For 75 years, our nations have grown and prospered behind the NATO shield. 

Today, we’re stronger than we’ve ever been.  Since, I took office, we’ve doubled the number of battle groups at NATO’s eastern flank in — the United States has; Finland and Sweden have joined the Alliance; and the number of Allies spending at least 2 percent on defense has gone from 9 to 23. 

That’s not happened by chance but by choice. 

At our summit two years ago, we launched a plan to modernize our deterrence and our defense.  And today, we have to ask ourselves: What is next?  How can we keep making the shield stronger?

One answer must be to strengthen our industrial base. 

Right now, Russia is on a wartime footing with regard to defense production.  They’ve — they’re significantly ramping up their production of weapons, munitions, and vehicles.  And they’re doing it with the help of China, North Korea, and Iran. 

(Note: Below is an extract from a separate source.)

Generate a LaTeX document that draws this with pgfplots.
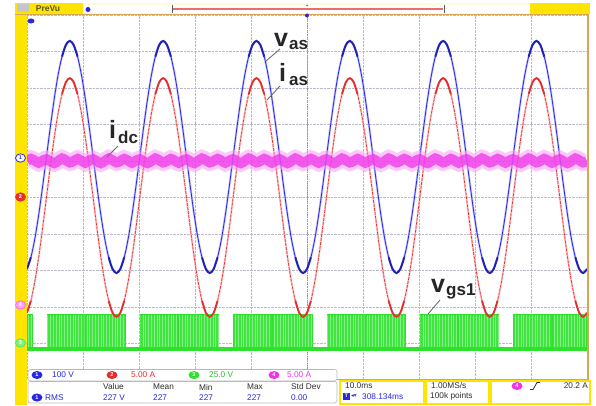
\documentclass[border=0pt]{standalone}
\usepackage{pgfplots}
\pgfplotsset{compat=1.18}
\usepackage{pgfplotstable}
\usepackage{fontspec}
\setmainfont{Liberation Sans}
\newfontfamily\dejavu{DejaVu Sans}
\usetikzlibrary{patterns.meta}

\definecolor{tkblue}{RGB}{40,40,225}
\definecolor{tkbluel}{RGB}{160,160,250}
\definecolor{tkred}{RGB}{230,45,45}
\definecolor{tkredl}{RGB}{250,170,170}
\definecolor{tkmag}{RGB}{240,50,235}
\definecolor{tkmagl}{RGB}{250,160,245}
\definecolor{tkgreen}{RGB}{45,225,45}
\definecolor{tkgreenl}{RGB}{130,240,130}
\definecolor{tkyellow}{RGB}{255,228,0}
\definecolor{tktan}{RGB}{215,165,85}
\definecolor{hdr}{RGB}{255,250,215}
\definecolor{gridc}{RGB}{185,185,200}
\definecolor{lead}{RGB}{110,110,110}
\definecolor{txt}{RGB}{45,45,45}

\pgfplotstableread{
t vas ias idc
0 3.04 1.84 6.00
15 3.36 2.17 6.06
30 3.86 2.69 6.01
45 4.52 3.36 5.95
60 5.29 4.15 6.01
75 6.11 5.00 6.05
90 6.93 5.85 5.99
105 7.70 6.64 5.94
120 8.36 7.31 6.00
135 8.86 7.83 6.07
150 9.18 8.16 6.02
165 9.29 8.27 5.96
180 9.18 8.16 6.00
195 8.86 7.83 6.06
210 8.36 7.31 6.01
225 7.70 6.64 5.95
240 6.93 5.85 6.01
255 6.11 5.00 6.05
270 5.29 4.15 5.99
285 4.52 3.36 5.94
300 3.86 2.69 6.00
315 3.36 2.17 6.07
330 3.04 1.84 6.02
345 2.93 1.73 5.96
360 3.04 1.84 6.00
375 3.36 2.17 6.06
390 3.86 2.69 6.01
405 4.52 3.36 5.95
420 5.29 4.15 6.01
435 6.11 5.00 6.05
450 6.93 5.85 5.99
465 7.70 6.64 5.94
480 8.36 7.31 6.00
495 8.86 7.83 6.07
510 9.18 8.16 6.02
525 9.29 8.27 5.96
540 9.18 8.16 6.00
555 8.86 7.83 6.06
570 8.36 7.31 6.01
585 7.70 6.64 5.95
600 6.93 5.85 6.01
615 6.11 5.00 6.05
630 5.29 4.15 5.99
645 4.52 3.36 5.94
660 3.86 2.69 6.00
675 3.36 2.17 6.07
690 3.04 1.84 6.02
705 2.93 1.73 5.96
720 3.04 1.84 6.00
735 3.36 2.17 6.06
750 3.86 2.69 6.01
765 4.52 3.36 5.95
780 5.29 4.15 6.01
795 6.11 5.00 6.05
810 6.93 5.85 5.99
825 7.70 6.64 5.94
840 8.36 7.31 6.00
855 8.86 7.83 6.07
870 9.18 8.16 6.02
885 9.29 8.27 5.96
900 9.18 8.16 6.00
915 8.86 7.83 6.06
930 8.36 7.31 6.01
945 7.70 6.64 5.95
960 6.93 5.85 6.01
975 6.11 5.00 6.05
990 5.29 4.15 5.99
1005 4.52 3.36 5.94
1020 3.86 2.69 6.00
1035 3.36 2.17 6.07
1050 3.04 1.84 6.02
1065 2.93 1.73 5.96
1080 3.04 1.84 6.00
1095 3.36 2.17 6.06
1110 3.86 2.69 6.01
1125 4.52 3.36 5.95
1140 5.29 4.15 6.01
1155 6.11 5.00 6.05
1170 6.93 5.85 5.99
1185 7.70 6.64 5.94
1200 8.36 7.31 6.00
1215 8.86 7.83 6.07
1230 9.18 8.16 6.02
1245 9.29 8.27 5.96
1260 9.18 8.16 6.00
1275 8.86 7.83 6.06
1290 8.36 7.31 6.01
1305 7.70 6.64 5.95
1320 6.93 5.85 6.01
1335 6.11 5.00 6.05
1350 5.29 4.15 5.99
1365 4.52 3.36 5.94
1380 3.86 2.69 6.00
1395 3.36 2.17 6.07
1410 3.04 1.84 6.02
1425 2.93 1.73 5.96
1440 3.04 1.84 6.00
1455 3.36 2.17 6.06
1470 3.86 2.69 6.01
1485 4.52 3.36 5.95
1500 5.29 4.15 6.01
1515 6.11 5.00 6.05
1530 6.93 5.85 5.99
1545 7.70 6.64 5.94
1560 8.36 7.31 6.00
1575 8.86 7.83 6.07
1590 9.18 8.16 6.02
1605 9.29 8.27 5.96
1620 9.18 8.16 6.00
1635 8.86 7.83 6.06
1650 8.36 7.31 6.01
1665 7.70 6.64 5.95
1680 6.93 5.85 6.01
1695 6.11 5.00 6.05
1710 5.29 4.15 5.99
1725 4.52 3.36 5.94
1740 3.86 2.69 6.00
1755 3.36 2.17 6.07
1770 3.04 1.84 6.02
1785 2.93 1.73 5.96
1800 3.04 1.84 6.00
1815 3.36 2.17 6.06
1830 3.86 2.69 6.01
1845 4.52 3.36 5.95
1860 5.29 4.15 6.01
1875 6.11 5.00 6.05
1890 6.93 5.85 5.99
1905 7.70 6.64 5.94
1920 8.36 7.31 6.00
1935 8.86 7.83 6.07
1950 9.18 8.16 6.02
1965 9.29 8.27 5.96
1980 9.18 8.16 6.00
1995 8.86 7.83 6.06
2010 8.36 7.31 6.01
2025 7.70 6.64 5.95
2040 6.93 5.85 6.01
2055 6.11 5.00 6.05
2070 5.29 4.15 5.99
2085 4.52 3.36 5.94
2100 3.86 2.69 6.00
2115 3.36 2.17 6.07
2130 3.04 1.84 6.02
2145 2.93 1.73 5.96
2160 3.04 1.84 6.00
}\traces

\pgfplotstableread{
t v
0 0.85
0 1.78
20 0.85
78 1.78
222 0.85
226 1.78
380 0.85
438 1.78
582 0.85
586 1.78
740 0.85
798 1.78
942 0.85
946 1.78
1100 0.85
1158 1.78
1302 0.85
1306 1.78
1460 0.85
1518 1.78
1662 0.85
1666 1.78
1820 0.85
1878 1.78
2022 0.85
2026 1.78
2160 0.85
}\gate

\newcommand\chip[4]{\fill[#3] (#1,#2) ellipse (5.5pt and 4pt);
  \node[text=white,inner sep=0,font=\fontsize{5.5}{5.5}\selectfont\bfseries] at (#1,#2) {#4};}

\begin{document}
\begin{tikzpicture}
\useasboundingbox (0,0) rectangle (596pt,405pt);
\fill[white] (0,0) rectangle (596pt,405pt);
\begin{axis}[at={(27pt,25pt)}, anchor=south west, scale only axis,
  width=560pt, height=365pt, xmin=0, xmax=2160, ymin=0, ymax=10,
  xtick={0,216,...,2160}, ytick={0,1,...,10},
  xticklabels={}, yticklabels={}, major tick length=0pt,
  grid=major, grid style={gridc, densely dotted, line width=0.7pt},
  axis line style={draw=none}]
\draw[tkblue!55, densely dotted, line width=0.8pt] (axis cs:1080,0) -- (axis cs:1080,10);
% gate signal vgs1
\addplot[const plot, fill=tkgreen!90!white, draw=tkgreen, line width=1.2pt] table[x=t,y=v] {\gate};
\addplot[const plot, draw=none, pattern={Lines[angle=90,distance=2.8pt,line width=0.35pt]}, pattern color=tkgreenl] table[x=t,y=v] {\gate};
\addplot[tkgreen, line width=3.2pt] coordinates {(0,0.85) (2160,0.85)};
% vas
\addplot[smooth, tkbluel, line width=2.2pt, opacity=0.6] table[x=t,y=vas] {\traces};
\addplot[smooth, tkblue, line width=0.8pt] table[x=t,y=vas] {\traces};
\addplot[smooth, tkblue!80!black, line width=1.9pt, restrict y to domain=8.8:10, unbounded coords=jump] table[x=t,y=vas] {\traces};
\addplot[smooth, tkblue!80!black, line width=1.9pt, restrict y to domain=0:3.4, unbounded coords=jump] table[x=t,y=vas] {\traces};
% ias
\addplot[smooth, tkredl, line width=2pt, opacity=0.6] table[x=t,y=ias] {\traces};
\addplot[smooth, tkred, line width=0.7pt, dash pattern=on 3pt off 1pt] table[x=t,y=ias] {\traces};
\addplot[smooth, tkred, line width=1.8pt, restrict y to domain=7.8:10, unbounded coords=jump] table[x=t,y=ias] {\traces};
\addplot[smooth, tkred, line width=1.8pt, restrict y to domain=0:2.2, unbounded coords=jump] table[x=t,y=ias] {\traces};
% idc
\addplot[smooth, tkmagl, line width=17pt, opacity=0.55] table[x=t,y=idc] {\traces};
\addplot[smooth, tkmag, line width=10pt, opacity=0.75] table[x=t,y=idc] {\traces};
\end{axis}

\begin{scope}[x=1pt,y=-1pt,yshift=405pt, font=\fontsize{8.3}{9}\selectfont]
% left strip
\fill[tkyellow] (15,3) rectangle (27,405);
% header bar
\fill[hdr] (83,3) rectangle (590,14);
\fill[white] (83,5.5) rectangle (530,13);
\fill[tkyellow] (15,3) rectangle (83,14);
\fill[tkyellow] (530,3.5) rectangle (590,14);
\fill[gray!45] (16.5,4.5) rectangle (29,12.5);
\node[inner sep=0, text=olive!50!black, font=\fontsize{8.5}{8.5}\selectfont\bfseries] at (48,8.5) {PreVu};
\draw[tkred!70, line width=2pt] (173,9.5) -- (443,9.5);
\draw[gray!70!black, line width=0.9pt] (172,5) -- (172,13.5) (444,5) -- (444,13.5);
\fill[tkblue] (88,9.5) circle (2.5pt);
\draw[tktan, line width=1.3pt] (15,14.5) -- (589,14.5);
\draw[tktan, line width=1.2pt] (588,14.5) -- (588,380);
\fill[gray] (307,5.5) circle (1pt);
\fill[tkblue] (307,15.5) circle (2pt);
\fill[tkblue] (31,21) ellipse (3.5pt and 2.5pt);
% left channel markers
\filldraw[fill=white, draw=tkblue, line width=0.8pt] (20.5,158) ellipse (5pt and 4.2pt);
\node[text=tkblue, font=\fontsize{5.5}{5.5}\selectfont\bfseries, inner sep=0] at (20.5,158) {1};
\filldraw[fill=tkred, draw=tkred, line width=0.8pt] (20.5,197) ellipse (5pt and 4.2pt);
\node[text=white, font=\fontsize{5.5}{5.5}\selectfont\bfseries, inner sep=0] at (20.5,197) {2};
\filldraw[fill=tkmagl, draw=tkmag!70, line width=0.8pt] (20.5,305) ellipse (5pt and 4.2pt);
\node[text=white, font=\fontsize{5.5}{5.5}\selectfont\bfseries, inner sep=0] at (20.5,305) {4};
\filldraw[fill=tkgreenl, draw=tkgreen!80, line width=0.8pt] (20.5,343) ellipse (5pt and 4.2pt);
\node[text=white, font=\fontsize{5.5}{5.5}\selectfont\bfseries, inner sep=0] at (20.5,343) {3};
% trace labels
\node[anchor=base west, inner sep=0, font=\fontsize{25}{25}\selectfont\bfseries, text=black!85] at (274,47) {v};
\node[anchor=base west, inner sep=0, font=\fontsize{17}{17}\selectfont\bfseries, text=black!85] at (289,50) {as};
\draw[lead, line width=0.9pt] (280,49) -- (266,61);
\node[anchor=base west, inner sep=0, font=\fontsize{25}{25}\selectfont\bfseries, text=black!85] at (279,82) {i};
\node[anchor=base west, inner sep=0, font=\fontsize{17}{17}\selectfont\bfseries, text=black!85] at (289,86) {as};
\draw[lead, line width=0.9pt] (280,86) -- (267,100);
\node[anchor=base west, inner sep=0, font=\fontsize{25}{25}\selectfont\bfseries, text=black!85] at (109,138) {i};
\node[anchor=base west, inner sep=0, font=\fontsize{17}{17}\selectfont\bfseries, text=black!85] at (118,143) {dc};
\draw[lead, line width=0.9pt] (118,146) -- (107,157);
\node[anchor=base west, inner sep=0, font=\fontsize{25}{25}\selectfont\bfseries, text=black!85] at (431,292) {v};
\node[anchor=base west, inner sep=0, font=\fontsize{17}{17}\selectfont\bfseries, text=black!85] at (446,295) {gs1};
\draw[lead, line width=0.9pt] (440,300) -- (428,314);
% bottom panel
\fill[white] (27,380) rectangle (596,405);
\filldraw[fill=white, draw=gray!55, rounded corners=2.5pt, line width=0.6pt] (28,369.5) rectangle (337,381);
\draw[tktan, line width=1pt] (337,379.5) -- (588,379.5);
\draw[gray!55, rounded corners=2.5pt, line width=0.6pt] (28,381.5) rectangle (337,403);
\draw[tkyellow, line width=2pt] (340,381) rectangle (424,404);
\draw[tkyellow, line width=2pt] (426,381) rectangle (489,404);
\draw[tkyellow, line width=2pt] (491,381) rectangle (590,404);
% channel settings
\chip{37}{375}{tkblue}{1}
\node[anchor=west, text=tkblue, inner sep=0] at (52,375) {100 V};
\chip{112}{375}{tkred}{2}
\node[anchor=west, text=tkred, inner sep=0] at (131,375) {5.00 A};
\chip{194}{375}{tkgreen}{3}
\node[anchor=west, text=tkgreen!85!black, inner sep=0] at (209,375) {25.0 V};
\chip{274}{375}{tkmag}{4}
\node[anchor=west, text=tkmag, inner sep=0] at (287,375) {5.00 A};
% measurement
\chip{37}{397.5}{tkblue}{1}
\node[anchor=west, text=tkblue, inner sep=0] at (45,397.5) {RMS};
\node[anchor=west, text=txt, inner sep=0] at (103,387) {Value};
\node[anchor=west, text=txt, inner sep=0] at (153,387) {Mean};
\node[anchor=west, text=txt, inner sep=0] at (199,387) {Min};
\node[anchor=west, text=txt, inner sep=0] at (247,387) {Max};
\node[anchor=west, text=txt, inner sep=0] at (291,387) {Std Dev};
\node[anchor=west, text=tkblue, inner sep=0] at (103,397.5) {227 V};
\node[anchor=west, text=tkblue, inner sep=0] at (153,397.5) {227};
\node[anchor=west, text=tkblue, inner sep=0] at (199,397.5) {227};
\node[anchor=west, text=tkblue, inner sep=0] at (247,397.5) {227};
\node[anchor=west, text=tkblue, inner sep=0] at (291,397.5) {0.00};
% time base
\node[anchor=west, text=txt, inner sep=0] at (345,386) {10.0ms};
\fill[tkblue] (343,392.5) rectangle (350,399.5);
\node[text=white, inner sep=0, font=\fontsize{5}{5}\selectfont\bfseries] at (346.5,396) {T};
\node[anchor=west, text=tkblue, inner sep=0, font=\dejavu\fontsize{5.5}{5.5}\selectfont] at (351,396) {◂▾};
\node[anchor=west, text=tkblue, inner sep=0] at (362,396.5) {308.134ms};
\node[anchor=west, text=txt, inner sep=0] at (431,386) {1.00MS/s};
\node[anchor=west, text=txt, inner sep=0] at (430,396.5) {100k points};
\chip{517}{386}{tkmag}{4}
\draw[txt, line width=0.8pt] (530,389.5) -- (533,389.5) -- (537,382.5) -- (540,382.5);
\node[anchor=east, text=txt, inner sep=0] at (588,386) {20.2 A};
\end{scope}
\end{tikzpicture}
\end{document}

We cannot — in my view, we cannot allow the Alliance to fall behind. 

The fact is that so many of my — my — let me put it this way: I’m very pleased that, today, all NATO members are making the pledge to expand our industrial base and our industrial capacity, like our defense-spending commitment.  This is a critical step to maintaining our security. 

The first time ever, every NATO nation is pledging to develop plans for defense production at home.  That means, as an alliance, we’ll become more innovative and competitive.  And we’re able to produce more critical defense equipment more quickly and — than — and we should — we may need it.

You know, we will not be surpassed — we cannot be surpassed by anyone when it comes to our readiness. 

Here at home, Americans have seen the power of investments like these.  In my administration, we’ve already invested $30 billion in defense manufacturing to restart or expand production across 35 of our states.  We’re investing billions more.  The result: stronger supply chains, a stronger economy, stronger military, and a stronger nation. 

Let me close this.  This new pledge sends an unmistakable message to the world that every NATO member is committed to doing their part to keep the Alliance strong; we can and will defend every inch of NATO territory, and we’ll do it together; and that we’re investing in our future strength to ensure NATO will always be ready for whatever threats we’ll face — should be a clear message we’re making to the w- — sending to the world. 

So, I want to thank you, every NATO member, for your commitment for our shared security. 

And I will now ask the press to depart so we can get started.